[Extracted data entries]
* START *

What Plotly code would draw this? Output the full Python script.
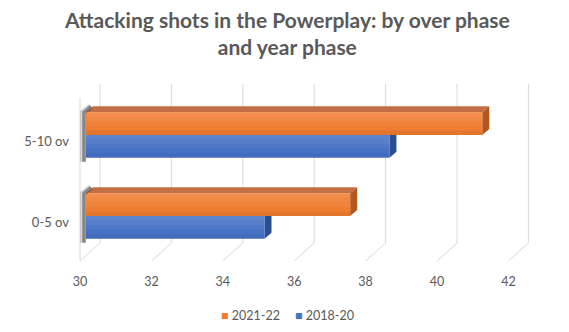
import plotly.graph_objects as go

# ---- data ----
categories = ["0-5 ov", "5-10 ov"]
series_2021_22 = [37.4, 41.1]
series_2018_20 = [35.0, 38.5]
x_ticks = [30, 32, 34, 36, 38, 40, 42]
axis_min = 30
legend_names = ["2021-22", "2018-20"]

# ---- layout constants (pixels) ----
W, H = 569, 332
L, R = 70, 540          # plot area left/right
T, B = 84, 262          # plot area top/bottom
PX_X = 35.7             # pixels per x unit
BAR_START_PX = 86       # where x=30 sits on the bar plane
x0 = axis_min - (BAR_START_PX - L) / PX_X
x1 = x0 + (R - L) / PX_X
y_lo, y_hi = -0.568, 1.630
PX_Y = (B - T) / (y_hi - y_lo)
BARGAP = 0.44
half = (1 - BARGAP) / 2

DX_BACK = 14 / PX_X     # back wall offset
DX_FRONT = -6 / PX_X    # front floor offset
DDX = 7 / PX_X          # bar depth
DDY = 6 / PX_Y

def pb(p):
    return (B - p) / (B - T)

def px_paper_x(p):
    return (p - L) / (R - L)

ORANGE = "#F07D31"
BLUE = "#4672C6"
ORANGE_TOP = "#C26F45"
ORANGE_SIDE = "#B4561E"
BLUE_SIDE = "#2A4F90"
GRID = "#D9D9D9"
TXT = "#595959"
FONT = "Lato"

ypos = list(range(len(categories)))

fig = go.Figure()
fig.add_trace(go.Bar(
    y=ypos, x=[v - axis_min for v in series_2018_20], base=axis_min,
    orientation="h", name=legend_names[1], marker=dict(color=BLUE, line=dict(width=0)),
))
fig.add_trace(go.Bar(
    y=ypos, x=[v - axis_min for v in series_2021_22], base=axis_min,
    orientation="h", name=legend_names[0], marker=dict(color=ORANGE, line=dict(width=0)),
))

shapes = []
# back wall gridlines and floor diagonals
for t in x_ticks:
    shapes.append(dict(type="line", xref="x", yref="paper", x0=t + DX_BACK, x1=t + DX_BACK,
                       y0=pb(243), y1=pb(T), line=dict(color=GRID, width=1), layer="below"))
    shapes.append(dict(type="line", xref="x", yref="paper", x0=t + DX_BACK, x1=t + DX_FRONT,
                       y0=pb(243), y1=pb(261), line=dict(color=GRID, width=1), layer="below"))
# left wall front edge
shapes.append(dict(type="line", xref="x", yref="paper", x0=axis_min + DX_FRONT, x1=axis_min + DX_FRONT,
                   y0=pb(261), y1=pb(98), line=dict(color=GRID, width=1), layer="below"))

bands = [(0.8, 1.0, "rgba(255,255,255,0.13)"), (0.6, 0.8, "rgba(255,255,255,0.09)"),
         (0.4, 0.6, "rgba(255,255,255,0.05)"), (0.0, 0.2, "rgba(0,0,0,0.05)")]

# bar 3D faces
for i, c in enumerate(ypos):
    vb = series_2018_20[i]
    vo = series_2021_22[i]
    yb0, yb1 = c - half, c
    yo0, yo1 = c, c + half
    shapes.append(dict(type="path", xref="x", yref="y", layer="below", line=dict(width=0),
                       fillcolor=BLUE_SIDE,
                       path=f"M{vb},{yb0} L{vb+DDX},{yb0+DDY} L{vb+DDX},{yb1+DDY} L{vb},{yb1} Z"))
    shapes.append(dict(type="path", xref="x", yref="y", layer="below", line=dict(width=0),
                       fillcolor=ORANGE_SIDE,
                       path=f"M{vo},{yo0} L{vo+DDX},{yo0+DDY} L{vo+DDX},{yo1+DDY} L{vo},{yo1} Z"))
    shapes.append(dict(type="path", xref="x", yref="y", layer="below", line=dict(width=0),
                       fillcolor=ORANGE_TOP,
                       path=f"M{axis_min},{yo1} L{vo},{yo1} L{vo+DDX},{yo1+DDY} L{axis_min+DDX},{yo1+DDY} Z"))
    for v, y0_, y1_ in ((vb, yb0, yb1), (vo, yo0, yo1)):
        for f0, f1, col in bands:
            shapes.append(dict(type="rect", xref="x", yref="y", layer="above", line=dict(width=0),
                               fillcolor=col, x0=axis_min, x1=v,
                               y0=y0_ + (y1_ - y0_) * f0, y1=y0_ + (y1_ - y0_) * f1))
    # left shadow
    for off, wdt, col in ((-3, 6, "rgba(70,70,70,0.22)"), (-2, 3.5, "rgba(40,40,40,0.45)")):
        sx = axis_min + off / PX_X
        shapes.append(dict(type="path", xref="x", yref="y", layer="above",
                           line=dict(color=col, width=wdt),
                           path=f"M{sx},{yb0 - 4/PX_Y} L{sx},{yo1} L{axis_min + 5/PX_X},{yo1 + DDY}"))

# manual legend as text (two entries)
colors_for_legend = [ORANGE, BLUE]
legend_left_px = [219, 293]
annotations = []
for c, n, lx in zip(colors_for_legend, legend_names, legend_left_px):
    annotations.append(dict(text=f"<span style='color:{c}'>■</span> {n}",
                            xref="paper", yref="paper", showarrow=False,
                            x=px_paper_x(lx), y=(B - 315) / (B - T),
                            xanchor="left", yanchor="middle",
                            font=dict(family=FONT, size=12.5, color=TXT)))

fig.update_layout(
    width=W, height=H,
    margin=dict(l=L, r=W - R, t=T, b=H - B, pad=0),
    paper_bgcolor="white", plot_bgcolor="white",
    barmode="group", bargap=BARGAP, bargroupgap=0,
    font=dict(family=FONT, size=12, color=TXT),
    title=dict(text="Attacking shots in the Powerplay: by over phase<br>and year phase",
               font=dict(family=FONT, size=21, color=TXT, weight="bold"),
               x=0.505, xref="container", xanchor="center",
               y=1 - 28 / H, yref="container", yanchor="top"),
    xaxis=dict(range=[x0, x1], tickvals=x_ticks, showgrid=False, zeroline=False,
               showline=False, ticks="", ticklabelshift=-6, ticklabelstandoff=10,
               tickfont=dict(family=FONT, size=12.5, color=TXT)),
    yaxis=dict(range=[y_lo, y_hi], tickvals=ypos, ticktext=categories, showgrid=False,
               zeroline=False, showline=False, ticks="", ticklabelshift=6,
               tickfont=dict(family=FONT, size=13, color=TXT)),
    showlegend=False,
    annotations=annotations,
    shapes=shapes,
)

fig.write_html("out.html")
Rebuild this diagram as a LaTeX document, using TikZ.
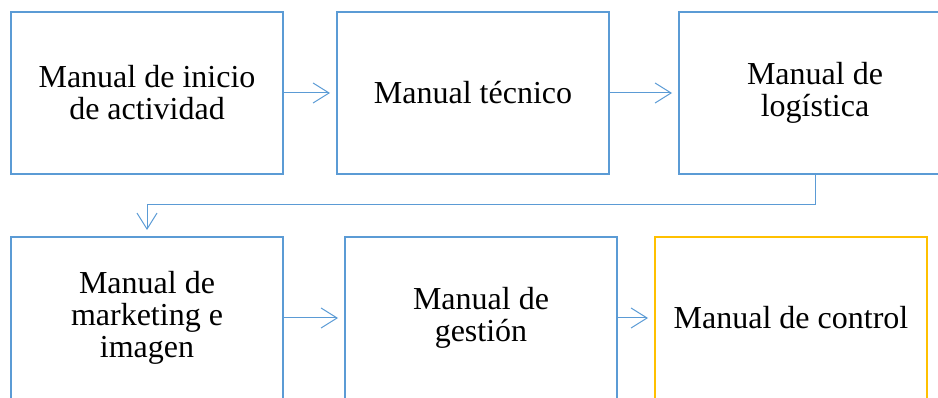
\documentclass[tikz,border=0pt]{standalone}
\usepackage{fontspec}
\setmainfont{Liberation Serif}
\usetikzlibrary{arrows.meta,positioning}
\definecolor{boxblue}{HTML}{5B9BD5}
\definecolor{boxgold}{HTML}{FFC000}

\begin{document}
\begin{tikzpicture}[x=1pt,y=1pt,
    manual/.style={draw=boxblue,line width=2.6pt,outer sep=0pt,inner sep=0pt,
      minimum width=272pt,minimum height=162pt,align=center,
      font=\fontsize{32}{32}\selectfont},
    link/.style={draw=boxblue,line width=1pt,shorten >=7pt,
      -{Straight Barb[length=16pt,width=20pt]}}]
   \useasboundingbox (0,0) rectangle (938,-398);
   % first row
   \node[manual] (inicio)    at (147,-93)           {Manual de inicio\\de actividad};
   \node[manual] (tecnico)   [right=54pt of inicio]  {Manual técnico};
   \node[manual] (logistica) [right=70pt of tecnico] {Manual de\\logística};
   % second row
   \node[manual] (marketing) at (147,-318)             {Manual de\\marketing e\\imagen};
   \node[manual] (gestion)   [right=62pt of marketing] {Manual de\\gestión};
   \node[manual,draw=boxgold] (control) [right=38pt of gestion] {Manual de control};
    \path[link]
    (inicio) edge[link] (tecnico)
    (tecnico) edge[link] (logistica)
    (marketing) edge[link] (gestion)
    (gestion) edge[link] (control);
    \draw[link] (logistica.south) -- ++(0,-31) -| (marketing.north);
\end{tikzpicture}
\end{document}
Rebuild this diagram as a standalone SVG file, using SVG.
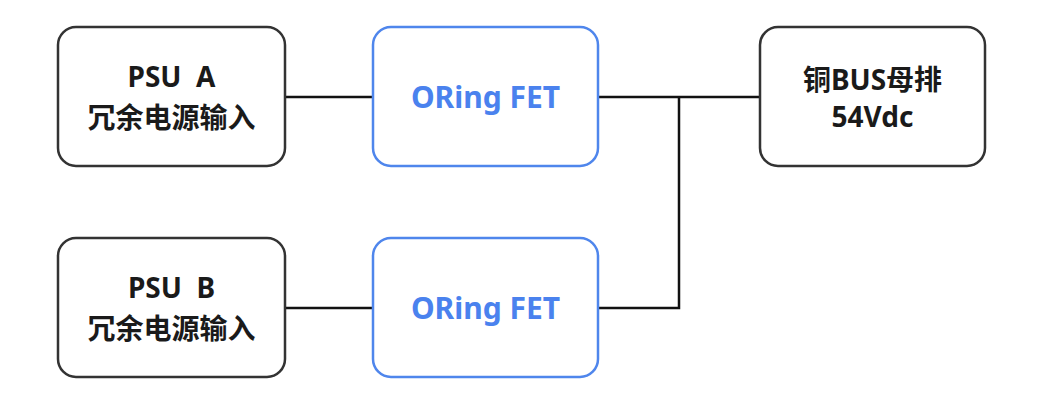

* END *

*DIRECTIONS*
Pictures excluded, repeat exactly the lines from the top of the material through the line with "ypos = list(range(len(categories)))", including both of those lines.

*TASK OUTPUT*
What Plotly code would draw this? Output the full Python script.
import plotly.graph_objects as go

# ---- data ----
categories = ["0-5 ov", "5-10 ov"]
series_2021_22 = [37.4, 41.1]
series_2018_20 = [35.0, 38.5]
x_ticks = [30, 32, 34, 36, 38, 40, 42]
axis_min = 30
legend_names = ["2021-22", "2018-20"]

# ---- layout constants (pixels) ----
W, H = 569, 332
L, R = 70, 540          # plot area left/right
T, B = 84, 262          # plot area top/bottom
PX_X = 35.7             # pixels per x unit
BAR_START_PX = 86       # where x=30 sits on the bar plane
x0 = axis_min - (BAR_START_PX - L) / PX_X
x1 = x0 + (R - L) / PX_X
y_lo, y_hi = -0.568, 1.630
PX_Y = (B - T) / (y_hi - y_lo)
BARGAP = 0.44
half = (1 - BARGAP) / 2

DX_BACK = 14 / PX_X     # back wall offset
DX_FRONT = -6 / PX_X    # front floor offset
DDX = 7 / PX_X          # bar depth
DDY = 6 / PX_Y

def pb(p):
    return (B - p) / (B - T)

def px_paper_x(p):
    return (p - L) / (R - L)

ORANGE = "#F07D31"
BLUE = "#4672C6"
ORANGE_TOP = "#C26F45"
ORANGE_SIDE = "#B4561E"
BLUE_SIDE = "#2A4F90"
GRID = "#D9D9D9"
TXT = "#595959"
FONT = "Lato"

ypos = list(range(len(categories)))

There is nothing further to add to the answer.